Set problem: Print the lines of the listing below verbatim from its first line through the line bearing "-- (oper.north east);". Any pictures are to be omitted.

Raw data:
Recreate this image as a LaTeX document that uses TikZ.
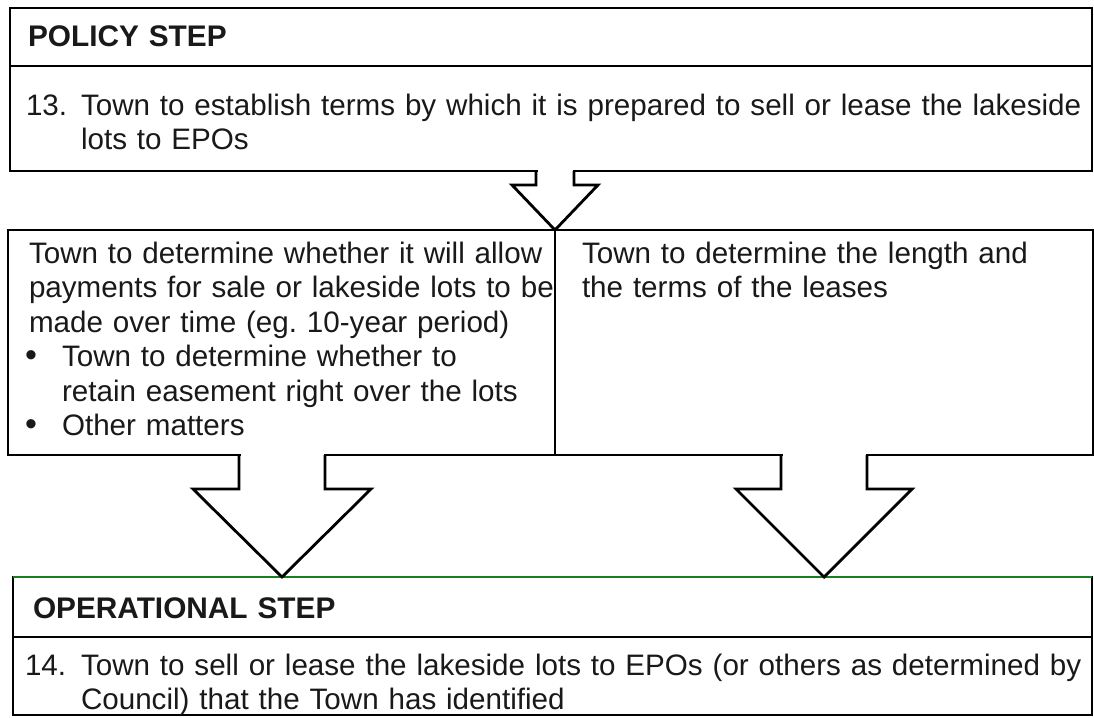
\documentclass[tikz,border=0pt]{standalone}
\usepackage{fontspec}
\setmainfont{Liberation Sans}
\usetikzlibrary{calc}
\frenchspacing
\definecolor{opgreen}{RGB}{25,125,35}
\definecolor{ink}{RGB}{25,25,25}
\newcommand\blockarrow[5]{%
  \fill[white] ($(#1)+(-#2+1.5,#5-2.5)$) rectangle ($(#1)+(#2-1.5,#4)$);
  \draw[arrowline] ($(#1)+(-#2,#5)$) -- ($(#1)+(-#2,#4)$) -- ($(#1)+(-#3,#4)$) -- (#1)
     -- ($(#1)+(#3,#4)$) -- ($(#1)+(#2,#4)$) -- ($(#1)+(#2,#5)$);}
\begin{document}
\begin{tikzpicture}[x=1pt,y=-1pt,
  box/.style={draw=black, line width=2.9pt, inner sep=0pt, outer sep=0pt, anchor=north west},
  divline/.style={draw=black, line width=2.9pt},
  arrowline/.style={draw=black, line width=2.8pt, line join=miter, miter limit=10},
  txt/.style={anchor=base west, inner sep=0pt, outer sep=0pt, text=ink,
    font=\fontsize{29.6}{34.5}\selectfont\frenchspacing, text width=1300pt, align=left},
  hdr/.style={txt, font=\fontsize{29.8}{34.5}\selectfont\bfseries},
  bul/.style={anchor=base west, inner sep=0pt, text=ink, font=\fontsize{34}{38}\selectfont}]
\useasboundingbox[fill=white] (0,0) rectangle (1094,717);

% boxes
\node[box, minimum width=1082pt, minimum height=163pt] (policy) at (10,8) {};
\node[box, minimum width=547pt, minimum height=225pt] (midL) at (8,230) {};
\node[box, minimum width=538pt, minimum height=225pt] (midR) at (555,230) {};
\node[box, minimum width=1079pt, minimum height=138pt] (oper) at (13,577) {};
\draw[divline] ($(policy.north west)+(0,58)$) -- ($(policy.north east)+(0,58)$);
\draw[divline] ($(oper.north west)+(0,60)$) -- ($(oper.north east)+(0,60)$);
\draw[line width=2.9pt, draw=opgreen] (oper.north west) -- (oper.north east);

% arrows
\coordinate (t1) at (midL.north east);
\coordinate (t2) at ($(oper.north west)+(269,0)$);
\coordinate (t3) at ($(oper.north west)+(811,0)$);
\blockarrow{t1}{19}{43}{-45}{-59}
\blockarrow{t2}{43}{89}{-88}{-122}
\blockarrow{t3}{43}{88}{-88}{-122}

% texts
\node[hdr] (ph) at (28,47) {POLICY STEP};
\node[txt] (pn) at (26,115) {13.};
\node[txt] (pt) at (81,115) {Town to establish terms by which it is prepared to sell or lease the lakeside\\lots to EPOs};

\node[txt] (lm) at (29,263) {Town to determine whether it will allow\\payments for sale or lakeside lots to be\\made over time (eg. 10-year period)};
\node[bul] (b1) at (25,366.5) {•};
\node[txt] (b1t) at (62,366.5) {Town to determine whether to\\retain easement right over the lots};
\node[bul] (b2) at (25,435.5) {•};
\node[txt] (b2t) at (62,435.5) {Other matters};

\node[txt] (rm) at (582,263) {Town to determine the length and\\the terms of the leases};

\node[hdr] (oh) at (33,618) {OPERATIONAL STEP};
\node[txt] (on) at (25,675) {14.};
\node[txt] (ot) at (81,675) {Town to sell or lease the lakeside lots to EPOs (or others as determined by\\Council) that the Town has identified};
\end{tikzpicture}
\end{document}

Solution below:
Recreate this image as a LaTeX document that uses TikZ.
\documentclass[tikz,border=0pt]{standalone}
\usepackage{fontspec}
\setmainfont{Liberation Sans}
\usetikzlibrary{calc}
\frenchspacing
\definecolor{opgreen}{RGB}{25,125,35}
\definecolor{ink}{RGB}{25,25,25}
\newcommand\blockarrow[5]{%
  \fill[white] ($(#1)+(-#2+1.5,#5-2.5)$) rectangle ($(#1)+(#2-1.5,#4)$);
  \draw[arrowline] ($(#1)+(-#2,#5)$) -- ($(#1)+(-#2,#4)$) -- ($(#1)+(-#3,#4)$) -- (#1)
     -- ($(#1)+(#3,#4)$) -- ($(#1)+(#2,#4)$) -- ($(#1)+(#2,#5)$);}
\begin{document}
\begin{tikzpicture}[x=1pt,y=-1pt,
  box/.style={draw=black, line width=2.9pt, inner sep=0pt, outer sep=0pt, anchor=north west},
  divline/.style={draw=black, line width=2.9pt},
  arrowline/.style={draw=black, line width=2.8pt, line join=miter, miter limit=10},
  txt/.style={anchor=base west, inner sep=0pt, outer sep=0pt, text=ink,
    font=\fontsize{29.6}{34.5}\selectfont\frenchspacing, text width=1300pt, align=left},
  hdr/.style={txt, font=\fontsize{29.8}{34.5}\selectfont\bfseries},
  bul/.style={anchor=base west, inner sep=0pt, text=ink, font=\fontsize{34}{38}\selectfont}]
\useasboundingbox[fill=white] (0,0) rectangle (1094,717);

% boxes
\node[box, minimum width=1082pt, minimum height=163pt] (policy) at (10,8) {};
\node[box, minimum width=547pt, minimum height=225pt] (midL) at (8,230) {};
\node[box, minimum width=538pt, minimum height=225pt] (midR) at (555,230) {};
\node[box, minimum width=1079pt, minimum height=138pt] (oper) at (13,577) {};
\draw[divline] ($(policy.north west)+(0,58)$) -- ($(policy.north east)+(0,58)$);
\draw[divline] ($(oper.north west)+(0,60)$) -- ($(oper.north east)+(0,60)$);
\draw[line width=2.9pt, draw=opgreen] (oper.north west) -- (oper.north east);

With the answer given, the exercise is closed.